Showcase software


Hierarchical non-parametric topic models developed in C and running on multi-core systems. Uses a high-performance implementation of Dirichlet process and Pitman-Yor process hierarchies.


Log-linear analysis is the statistical method used to capture multi-way relationships between variables. However, due to its exponential nature, previous approaches did not allow scale-up to more than a dozen variables. Chordalysis is a log-linear analysis method for big data.

Minimum Message Length (MML) Software

This suite of systems based on the Minimum Message Length Principle provide fundamental approaches for supervised and unsupervised classification.

Weka components

We have contributed many components to the popular Weka Machine Learning Workbench including Averaged n-Dependence Estimators, MultiBoosting, Lazy Bayesian Rules, Decision Tree Grafting and Proportional k-Interval Discretization.

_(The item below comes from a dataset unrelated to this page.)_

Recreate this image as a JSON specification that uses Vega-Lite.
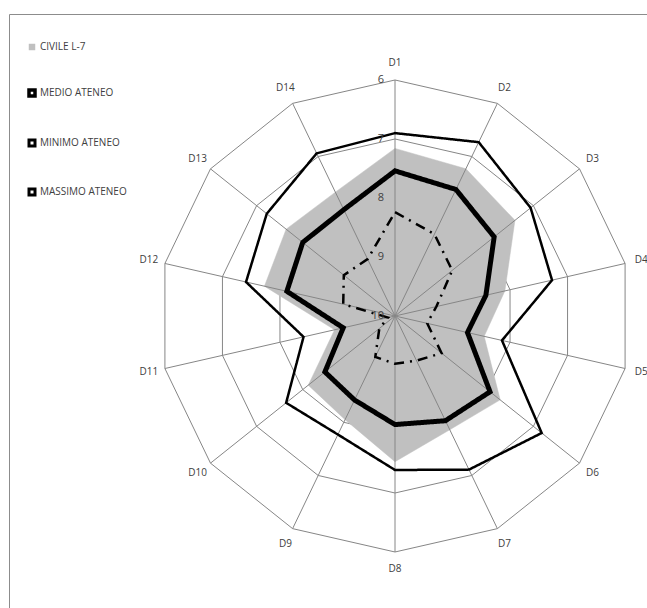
{
  "$schema": "https://vega.github.io/schema/vega-lite/v6.json",
  "width": 638,
  "height": 594,
  "autosize": "none",
  "padding": {"left": 9, "top": 14, "right": 0, "bottom": 0},
  "background": "white",
  "datasets": {
    "scores": [
      {"dim": "D1", "series": "CIVILE L-7", "value": 7.16},
      {"dim": "D2", "series": "CIVILE L-7", "value": 7.23},
      {"dim": "D3", "series": "CIVILE L-7", "value": 7.40},
      {"dim": "D4", "series": "CIVILE L-7", "value": 8.09},
      {"dim": "D5", "series": "CIVILE L-7", "value": 8.45},
      {"dim": "D6", "series": "CIVILE L-7", "value": 7.72},
      {"dim": "D7", "series": "CIVILE L-7", "value": 7.86},
      {"dim": "D8", "series": "CIVILE L-7", "value": 7.53},
      {"dim": "D9", "series": "CIVILE L-7", "value": 8.05},
      {"dim": "D10", "series": "CIVILE L-7", "value": 8.12},
      {"dim": "D11", "series": "CIVILE L-7", "value": 8.95},
      {"dim": "D12", "series": "CIVILE L-7", "value": 7.73},
      {"dim": "D13", "series": "CIVILE L-7", "value": 7.64},
      {"dim": "D14", "series": "CIVILE L-7", "value": 7.67},
      {"dim": "D1", "series": "MEDIO ATENEO", "value": 7.54},
      {"dim": "D2", "series": "MEDIO ATENEO", "value": 7.62},
      {"dim": "D3", "series": "MEDIO ATENEO", "value": 7.85},
      {"dim": "D4", "series": "MEDIO ATENEO", "value": 8.42},
      {"dim": "D5", "series": "MEDIO ATENEO", "value": 8.74},
      {"dim": "D6", "series": "MEDIO ATENEO", "value": 7.94},
      {"dim": "D7", "series": "MEDIO ATENEO", "value": 8.03},
      {"dim": "D8", "series": "MEDIO ATENEO", "value": 8.16},
      {"dim": "D9", "series": "MEDIO ATENEO", "value": 8.42},
      {"dim": "D10", "series": "MEDIO ATENEO", "value": 8.48},
      {"dim": "D11", "series": "MEDIO ATENEO", "value": 9.10},
      {"dim": "D12", "series": "MEDIO ATENEO", "value": 8.12},
      {"dim": "D13", "series": "MEDIO ATENEO", "value": 8.00},
      {"dim": "D14", "series": "MEDIO ATENEO", "value": 8.00},
      {"dim": "D1", "series": "MINIMO ATENEO", "value": 6.90},
      {"dim": "D2", "series": "MINIMO ATENEO", "value": 6.73},
      {"dim": "D3", "series": "MINIMO ATENEO", "value": 7.06},
      {"dim": "D4", "series": "MINIMO ATENEO", "value": 7.27},
      {"dim": "D5", "series": "MINIMO ATENEO", "value": 8.14},
      {"dim": "D6", "series": "MINIMO ATENEO", "value": 6.82},
      {"dim": "D7", "series": "MINIMO ATENEO", "value": 7.11},
      {"dim": "D8", "series": "MINIMO ATENEO", "value": 7.39},
      {"dim": "D9", "series": "MINIMO ATENEO", "value": 7.77},
      {"dim": "D10", "series": "MINIMO ATENEO", "value": 7.64},
      {"dim": "D11", "series": "MINIMO ATENEO", "value": 8.41},
      {"dim": "D12", "series": "MINIMO ATENEO", "value": 7.41},
      {"dim": "D13", "series": "MINIMO ATENEO", "value": 7.22},
      {"dim": "D14", "series": "MINIMO ATENEO", "value": 6.94},
      {"dim": "D1", "series": "MASSIMO ATENEO", "value": 8.24},
      {"dim": "D2", "series": "MASSIMO ATENEO", "value": 8.46},
      {"dim": "D3", "series": "MASSIMO ATENEO", "value": 8.76},
      {"dim": "D4", "series": "MASSIMO ATENEO", "value": 9.28},
      {"dim": "D5", "series": "MASSIMO ATENEO", "value": 9.44},
      {"dim": "D6", "series": "MASSIMO ATENEO", "value": 8.99},
      {"dim": "D7", "series": "MASSIMO ATENEO", "value": 9.16},
      {"dim": "D8", "series": "MASSIMO ATENEO", "value": 9.19},
      {"dim": "D9", "series": "MASSIMO ATENEO", "value": 9.23},
      {"dim": "D10", "series": "MASSIMO ATENEO", "value": 9.66},
      {"dim": "D11", "series": "MASSIMO ATENEO", "value": 9.88},
      {"dim": "D12", "series": "MASSIMO ATENEO", "value": 9.10},
      {"dim": "D13", "series": "MASSIMO ATENEO", "value": 8.89},
      {"dim": "D14", "series": "MASSIMO ATENEO", "value": 8.93}
    ],
    "ticks": [
      {"tick": 6}, {"tick": 7}, {"tick": 8}, {"tick": 9}, {"tick": 10}
    ]
  },
  "data": {"name": "scores"},
  "encoding": {
    "x": {
      "field": "px",
      "type": "quantitative",
      "scale": {"domain": [-6.5424, 4.2712], "nice": false, "zero": false},
      "axis": {"orient": "top", "domainColor": "#8c8c8c", "ticks": false, "labels": false, "grid": false, "title": null}
    },
    "y": {
      "field": "py",
      "type": "quantitative",
      "scale": {"domain": [-4.9492, 5.1186], "nice": false, "zero": false},
      "axis": {"orient": "left", "domainColor": "#8c8c8c", "ticks": false, "labels": false, "grid": false, "title": null}
    }
  },
  "layer": [
    {
      "transform": [
        {"filter": "datum.series === 'CIVILE L-7'"},
        {"calculate": "(parseInt(slice(datum.dim, 1)) - 1) * 2 * PI / 14", "as": "ang"},
        {"calculate": "[6, 7, 8, 9]", "as": "ring"},
        {"flatten": ["ring"]},
        {"calculate": "(10 - datum.ring) * sin(datum.ang)", "as": "px"},
        {"calculate": "(10 - datum.ring) * cos(datum.ang)", "as": "py"}
      ],
      "mark": {"type": "line", "interpolate": "linear-closed", "stroke": "#868686", "strokeWidth": 1},
      "encoding": {
        "detail": {"field": "ring", "type": "nominal"},
        "order": {"field": "ang", "type": "quantitative"}
      }
    },
    {
      "transform": [
        {"filter": "datum.series === 'CIVILE L-7'"},
        {"calculate": "(parseInt(slice(datum.dim, 1)) - 1) * 2 * PI / 14", "as": "ang"},
        {"calculate": "(10 - datum.value) * sin(datum.ang)", "as": "px"},
        {"calculate": "(10 - datum.value) * cos(datum.ang)", "as": "py"}
      ],
      "mark": {"type": "line", "interpolate": "linear-closed", "fill": "#c0c0c0", "stroke": "#c0c0c0", "strokeWidth": 0.5},
      "encoding": {
        "order": {"field": "ang", "type": "quantitative"}
      }
    },
    {
      "transform": [
        {"filter": "datum.series === 'CIVILE L-7'"},
        {"calculate": "(parseInt(slice(datum.dim, 1)) - 1) * 2 * PI / 14", "as": "ang"},
        {"calculate": "4 * sin(datum.ang)", "as": "px"},
        {"calculate": "4 * cos(datum.ang)", "as": "py"}
      ],
      "mark": {"type": "rule", "stroke": "#868686", "strokeWidth": 1},
      "encoding": {
        "x2": {"datum": 0},
        "y2": {"datum": 0}
      }
    },
    {
      "transform": [
        {"filter": "datum.series !== 'CIVILE L-7'"},
        {"calculate": "(parseInt(slice(datum.dim, 1)) - 1) * 2 * PI / 14", "as": "ang"},
        {"calculate": "(10 - datum.value) * sin(datum.ang)", "as": "px"},
        {"calculate": "(10 - datum.value) * cos(datum.ang)", "as": "py"}
      ],
      "mark": {"type": "line", "interpolate": "linear-closed"},
      "encoding": {
        "color": {
          "field": "series",
          "type": "nominal",
          "scale": {
            "domain": ["CIVILE L-7", "MEDIO ATENEO", "MINIMO ATENEO", "MASSIMO ATENEO"],
            "range": ["#c0c0c0", "#000000", "#000000", "#000000"]
          },
          "legend": {
            "title": null,
            "orient": "none",
            "legendX": 18,
            "legendY": 28,
            "rowPadding": 31,
            "symbolType": "square",
            "labelFont": "Open Sans",
            "labelFontSize": 10,
            "labelColor": "#404040",
            "labelOffset": 3,
            "encode": {
              "symbols": {
                "update": {
                  "fill": {"signal": "datum.value === 'CIVILE L-7' ? '#c0c0c0' : '#ffffff'"},
                  "stroke": {"signal": "datum.value === 'CIVILE L-7' ? '#c0c0c0' : '#000000'"},
                  "strokeWidth": {"signal": "datum.value === 'CIVILE L-7' ? 0 : (datum.value === 'MEDIO ATENEO' ? 3.5 : 3)"},
                  "strokeDash": {"value": []},
                  "size": {"signal": "datum.value === 'CIVILE L-7' ? 42 : 36"},
                  "opacity": {"value": 1}
                }
              }
            }
          }
        },
        "detail": {"field": "series", "type": "nominal"},
        "order": {"field": "ang", "type": "quantitative"},
        "strokeWidth": {
          "condition": {"test": "datum.series === 'MEDIO ATENEO'", "value": 5},
          "value": 2.5
        },
        "strokeDash": {
          "condition": {"test": "datum.series === 'MASSIMO ATENEO'", "value": [10, 6, 2, 6]},
          "value": [1, 0]
        }
      }
    },
    {
      "transform": [
        {"filter": "datum.series === 'CIVILE L-7'"},
        {"calculate": "(parseInt(slice(datum.dim, 1)) - 1) * 2 * PI / 14", "as": "ang"},
        {"calculate": "4.28 * sin(datum.ang)", "as": "px"},
        {"calculate": "4.28 * cos(datum.ang)", "as": "py"}
      ],
      "mark": {"type": "text", "font": "Open Sans", "fontSize": 10, "fill": "#404040", "align": "center", "baseline": "middle"},
      "encoding": {
        "text": {"field": "dim", "type": "nominal"}
      }
    },
    {
      "data": {"name": "ticks"},
      "transform": [
        {"calculate": "0", "as": "px"},
        {"calculate": "10 - datum.tick", "as": "py"}
      ],
      "mark": {"type": "text", "font": "Open Sans", "fontSize": 11, "fill": "#404040", "align": "right", "baseline": "middle", "dx": -11},
      "encoding": {
        "text": {"field": "tick", "type": "quantitative"}
      }
    }
  ],
  "config": {
    "view": {"stroke": null}
  }
}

CaMML (Causal discovery via MML) is a computer program, or set of programs, for learning causal Bayesian networks from sample data. The MML score is composed of a two-part message length, the first a measure of the complexity of the Bayesian network being scored and the second a measure of the complexity of the data unexplained by the network. An MCMC stochastic search (Metropolis sampling) is used to estimate the posterior probability distribution over the causal model space using the MML score. Since 1996 CaMML has been an effective tool for investigating issues in causal discovery and causal modeling, as well as in their application. There are multiple versions of CaMML, including CaMML for learning linear Gaussian models, and "vanilla" CaMML for learning discrete Bayesian networks. The latter provides a wide range of options for biasing the discovery process to reflect expert prior opinions about what causal connections are likely or unlikely, including tiers, direct links, indirect links and subgraphs.

For descriptions of the central algorithms and ideas behind CaMML see C.S. Wallace *Statistical and Inductive Inference by Minimum Message Length* (Springer, 2004), Sec 7.4, and K.B. Korb and A.E. Nicholson *Bayesian Artificial Intelligence, 2nd edition* (CRC Press, 2010), Part II.